● EXERCISE OBJECTIVE: Quote every line as written. Omit pictures.

● COLLECTED DATA:
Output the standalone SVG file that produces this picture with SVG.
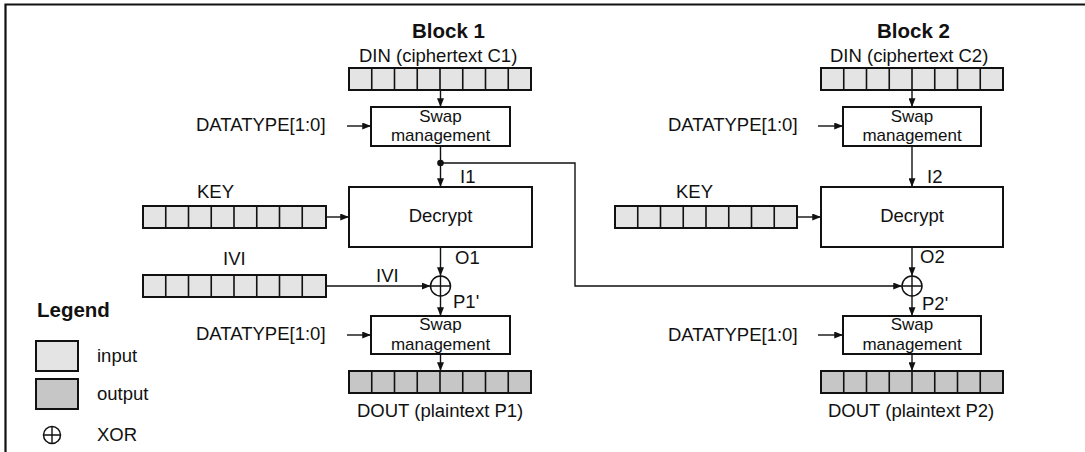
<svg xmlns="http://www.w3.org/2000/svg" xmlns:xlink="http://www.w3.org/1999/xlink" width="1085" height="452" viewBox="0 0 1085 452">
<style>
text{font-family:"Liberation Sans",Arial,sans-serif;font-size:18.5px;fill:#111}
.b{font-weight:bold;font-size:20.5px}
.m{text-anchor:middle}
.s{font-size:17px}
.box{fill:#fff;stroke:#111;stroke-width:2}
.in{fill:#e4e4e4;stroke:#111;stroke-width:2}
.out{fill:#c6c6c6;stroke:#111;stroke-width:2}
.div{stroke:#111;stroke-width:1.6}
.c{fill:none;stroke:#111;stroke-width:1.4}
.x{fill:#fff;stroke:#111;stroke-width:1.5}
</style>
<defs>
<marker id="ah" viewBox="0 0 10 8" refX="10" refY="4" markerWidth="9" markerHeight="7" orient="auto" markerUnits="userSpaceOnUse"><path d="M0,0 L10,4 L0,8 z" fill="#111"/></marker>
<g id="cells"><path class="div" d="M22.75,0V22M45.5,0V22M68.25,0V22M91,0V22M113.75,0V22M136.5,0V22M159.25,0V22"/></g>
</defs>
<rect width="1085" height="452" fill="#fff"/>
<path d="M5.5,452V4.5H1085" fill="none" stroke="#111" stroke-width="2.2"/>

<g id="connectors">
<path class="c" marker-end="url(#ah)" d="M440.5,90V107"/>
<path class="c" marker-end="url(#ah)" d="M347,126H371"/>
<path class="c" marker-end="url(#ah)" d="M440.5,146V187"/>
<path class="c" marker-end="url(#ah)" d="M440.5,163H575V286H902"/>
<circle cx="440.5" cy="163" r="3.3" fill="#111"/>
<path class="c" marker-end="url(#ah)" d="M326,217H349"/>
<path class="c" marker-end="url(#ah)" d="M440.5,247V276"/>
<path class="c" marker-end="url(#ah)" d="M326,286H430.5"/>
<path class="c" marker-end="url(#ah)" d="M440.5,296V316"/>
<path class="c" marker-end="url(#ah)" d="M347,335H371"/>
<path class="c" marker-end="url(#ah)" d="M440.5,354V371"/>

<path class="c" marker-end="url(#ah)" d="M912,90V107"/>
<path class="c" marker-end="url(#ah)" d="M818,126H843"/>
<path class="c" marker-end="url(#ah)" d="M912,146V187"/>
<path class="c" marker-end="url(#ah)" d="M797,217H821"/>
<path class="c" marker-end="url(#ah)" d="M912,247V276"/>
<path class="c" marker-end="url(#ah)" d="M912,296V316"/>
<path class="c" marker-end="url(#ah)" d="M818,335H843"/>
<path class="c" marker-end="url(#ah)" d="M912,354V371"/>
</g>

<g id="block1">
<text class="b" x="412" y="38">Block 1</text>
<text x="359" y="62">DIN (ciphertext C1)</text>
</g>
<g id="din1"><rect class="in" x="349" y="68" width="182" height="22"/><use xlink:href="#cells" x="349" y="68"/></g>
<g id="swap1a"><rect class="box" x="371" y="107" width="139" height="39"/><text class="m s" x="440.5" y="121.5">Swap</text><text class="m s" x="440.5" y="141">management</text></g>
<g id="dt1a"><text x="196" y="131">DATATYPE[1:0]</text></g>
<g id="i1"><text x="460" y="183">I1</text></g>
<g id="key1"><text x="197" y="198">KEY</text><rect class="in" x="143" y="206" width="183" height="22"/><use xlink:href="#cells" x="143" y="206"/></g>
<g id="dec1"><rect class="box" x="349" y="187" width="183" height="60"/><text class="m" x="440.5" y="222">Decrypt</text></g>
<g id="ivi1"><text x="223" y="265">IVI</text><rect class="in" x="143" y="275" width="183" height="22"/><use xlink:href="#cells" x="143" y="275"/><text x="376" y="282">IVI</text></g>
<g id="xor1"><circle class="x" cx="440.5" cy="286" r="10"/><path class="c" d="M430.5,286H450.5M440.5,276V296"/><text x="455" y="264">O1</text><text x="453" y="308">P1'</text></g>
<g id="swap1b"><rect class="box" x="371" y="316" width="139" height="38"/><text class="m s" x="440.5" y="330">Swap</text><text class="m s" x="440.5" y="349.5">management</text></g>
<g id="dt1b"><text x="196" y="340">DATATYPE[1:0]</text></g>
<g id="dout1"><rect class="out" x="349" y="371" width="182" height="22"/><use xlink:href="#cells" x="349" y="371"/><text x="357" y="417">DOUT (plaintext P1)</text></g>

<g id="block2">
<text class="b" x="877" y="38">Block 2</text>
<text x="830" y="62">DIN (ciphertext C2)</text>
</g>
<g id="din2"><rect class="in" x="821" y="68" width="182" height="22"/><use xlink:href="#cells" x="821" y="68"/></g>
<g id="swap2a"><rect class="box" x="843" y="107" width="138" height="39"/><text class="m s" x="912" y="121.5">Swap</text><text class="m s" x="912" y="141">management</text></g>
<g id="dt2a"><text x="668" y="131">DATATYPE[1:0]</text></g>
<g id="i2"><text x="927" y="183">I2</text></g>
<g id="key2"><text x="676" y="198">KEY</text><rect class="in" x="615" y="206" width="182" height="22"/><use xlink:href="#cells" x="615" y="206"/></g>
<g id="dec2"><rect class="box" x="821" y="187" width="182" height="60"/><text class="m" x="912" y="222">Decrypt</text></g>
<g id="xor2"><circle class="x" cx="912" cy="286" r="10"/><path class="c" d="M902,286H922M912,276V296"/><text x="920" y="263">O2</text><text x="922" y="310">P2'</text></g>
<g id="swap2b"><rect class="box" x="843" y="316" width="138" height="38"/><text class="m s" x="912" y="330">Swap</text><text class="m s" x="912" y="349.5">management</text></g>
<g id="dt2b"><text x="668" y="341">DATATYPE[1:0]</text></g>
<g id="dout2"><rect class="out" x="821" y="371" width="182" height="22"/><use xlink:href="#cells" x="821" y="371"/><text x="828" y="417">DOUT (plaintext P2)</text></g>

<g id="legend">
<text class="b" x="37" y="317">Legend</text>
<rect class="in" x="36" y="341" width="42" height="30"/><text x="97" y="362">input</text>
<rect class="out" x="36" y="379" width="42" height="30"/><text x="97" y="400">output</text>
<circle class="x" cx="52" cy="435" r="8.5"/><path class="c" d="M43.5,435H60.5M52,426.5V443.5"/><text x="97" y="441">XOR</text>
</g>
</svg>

● FULL OUTPUT:
Output the standalone SVG file that produces this picture with SVG.
<svg xmlns="http://www.w3.org/2000/svg" xmlns:xlink="http://www.w3.org/1999/xlink" width="1085" height="452" viewBox="0 0 1085 452">
<style>
text{font-family:"Liberation Sans",Arial,sans-serif;font-size:18.5px;fill:#111}
.b{font-weight:bold;font-size:20.5px}
.m{text-anchor:middle}
.s{font-size:17px}
.box{fill:#fff;stroke:#111;stroke-width:2}
.in{fill:#e4e4e4;stroke:#111;stroke-width:2}
.out{fill:#c6c6c6;stroke:#111;stroke-width:2}
.div{stroke:#111;stroke-width:1.6}
.c{fill:none;stroke:#111;stroke-width:1.4}
.x{fill:#fff;stroke:#111;stroke-width:1.5}
</style>
<defs>
<marker id="ah" viewBox="0 0 10 8" refX="10" refY="4" markerWidth="9" markerHeight="7" orient="auto" markerUnits="userSpaceOnUse"><path d="M0,0 L10,4 L0,8 z" fill="#111"/></marker>
<g id="cells"><path class="div" d="M22.75,0V22M45.5,0V22M68.25,0V22M91,0V22M113.75,0V22M136.5,0V22M159.25,0V22"/></g>
</defs>
<rect width="1085" height="452" fill="#fff"/>
<path d="M5.5,452V4.5H1085" fill="none" stroke="#111" stroke-width="2.2"/>

<g id="connectors">
<path class="c" marker-end="url(#ah)" d="M440.5,90V107"/>
<path class="c" marker-end="url(#ah)" d="M347,126H371"/>
<path class="c" marker-end="url(#ah)" d="M440.5,146V187"/>
<path class="c" marker-end="url(#ah)" d="M440.5,163H575V286H902"/>
<circle cx="440.5" cy="163" r="3.3" fill="#111"/>
<path class="c" marker-end="url(#ah)" d="M326,217H349"/>
<path class="c" marker-end="url(#ah)" d="M440.5,247V276"/>
<path class="c" marker-end="url(#ah)" d="M326,286H430.5"/>
<path class="c" marker-end="url(#ah)" d="M440.5,296V316"/>
<path class="c" marker-end="url(#ah)" d="M347,335H371"/>
<path class="c" marker-end="url(#ah)" d="M440.5,354V371"/>

<path class="c" marker-end="url(#ah)" d="M912,90V107"/>
<path class="c" marker-end="url(#ah)" d="M818,126H843"/>
<path class="c" marker-end="url(#ah)" d="M912,146V187"/>
<path class="c" marker-end="url(#ah)" d="M797,217H821"/>
<path class="c" marker-end="url(#ah)" d="M912,247V276"/>
<path class="c" marker-end="url(#ah)" d="M912,296V316"/>
<path class="c" marker-end="url(#ah)" d="M818,335H843"/>
<path class="c" marker-end="url(#ah)" d="M912,354V371"/>
</g>

<g id="block1">
<text class="b" x="412" y="38">Block 1</text>
<text x="359" y="62">DIN (ciphertext C1)</text>
</g>
<g id="din1"><rect class="in" x="349" y="68" width="182" height="22"/><use xlink:href="#cells" x="349" y="68"/></g>
<g id="swap1a"><rect class="box" x="371" y="107" width="139" height="39"/><text class="m s" x="440.5" y="121.5">Swap</text><text class="m s" x="440.5" y="141">management</text></g>
<g id="dt1a"><text x="196" y="131">DATATYPE[1:0]</text></g>
<g id="i1"><text x="460" y="183">I1</text></g>
<g id="key1"><text x="197" y="198">KEY</text><rect class="in" x="143" y="206" width="183" height="22"/><use xlink:href="#cells" x="143" y="206"/></g>
<g id="dec1"><rect class="box" x="349" y="187" width="183" height="60"/><text class="m" x="440.5" y="222">Decrypt</text></g>
<g id="ivi1"><text x="223" y="265">IVI</text><rect class="in" x="143" y="275" width="183" height="22"/><use xlink:href="#cells" x="143" y="275"/><text x="376" y="282">IVI</text></g>
<g id="xor1"><circle class="x" cx="440.5" cy="286" r="10"/><path class="c" d="M430.5,286H450.5M440.5,276V296"/><text x="455" y="264">O1</text><text x="453" y="308">P1'</text></g>
<g id="swap1b"><rect class="box" x="371" y="316" width="139" height="38"/><text class="m s" x="440.5" y="330">Swap</text><text class="m s" x="440.5" y="349.5">management</text></g>
<g id="dt1b"><text x="196" y="340">DATATYPE[1:0]</text></g>
<g id="dout1"><rect class="out" x="349" y="371" width="182" height="22"/><use xlink:href="#cells" x="349" y="371"/><text x="357" y="417">DOUT (plaintext P1)</text></g>

<g id="block2">
<text class="b" x="877" y="38">Block 2</text>
<text x="830" y="62">DIN (ciphertext C2)</text>
</g>
<g id="din2"><rect class="in" x="821" y="68" width="182" height="22"/><use xlink:href="#cells" x="821" y="68"/></g>
<g id="swap2a"><rect class="box" x="843" y="107" width="138" height="39"/><text class="m s" x="912" y="121.5">Swap</text><text class="m s" x="912" y="141">management</text></g>
<g id="dt2a"><text x="668" y="131">DATATYPE[1:0]</text></g>
<g id="i2"><text x="927" y="183">I2</text></g>
<g id="key2"><text x="676" y="198">KEY</text><rect class="in" x="615" y="206" width="182" height="22"/><use xlink:href="#cells" x="615" y="206"/></g>
<g id="dec2"><rect class="box" x="821" y="187" width="182" height="60"/><text class="m" x="912" y="222">Decrypt</text></g>
<g id="xor2"><circle class="x" cx="912" cy="286" r="10"/><path class="c" d="M902,286H922M912,276V296"/><text x="920" y="263">O2</text><text x="922" y="310">P2'</text></g>
<g id="swap2b"><rect class="box" x="843" y="316" width="138" height="38"/><text class="m s" x="912" y="330">Swap</text><text class="m s" x="912" y="349.5">management</text></g>
<g id="dt2b"><text x="668" y="341">DATATYPE[1:0]</text></g>
<g id="dout2"><rect class="out" x="821" y="371" width="182" height="22"/><use xlink:href="#cells" x="821" y="371"/><text x="828" y="417">DOUT (plaintext P2)</text></g>

<g id="legend">
<text class="b" x="37" y="317">Legend</text>
<rect class="in" x="36" y="341" width="42" height="30"/><text x="97" y="362">input</text>
<rect class="out" x="36" y="379" width="42" height="30"/><text x="97" y="400">output</text>
<circle class="x" cx="52" cy="435" r="8.5"/><path class="c" d="M43.5,435H60.5M52,426.5V443.5"/><text x="97" y="441">XOR</text>
</g>
</svg>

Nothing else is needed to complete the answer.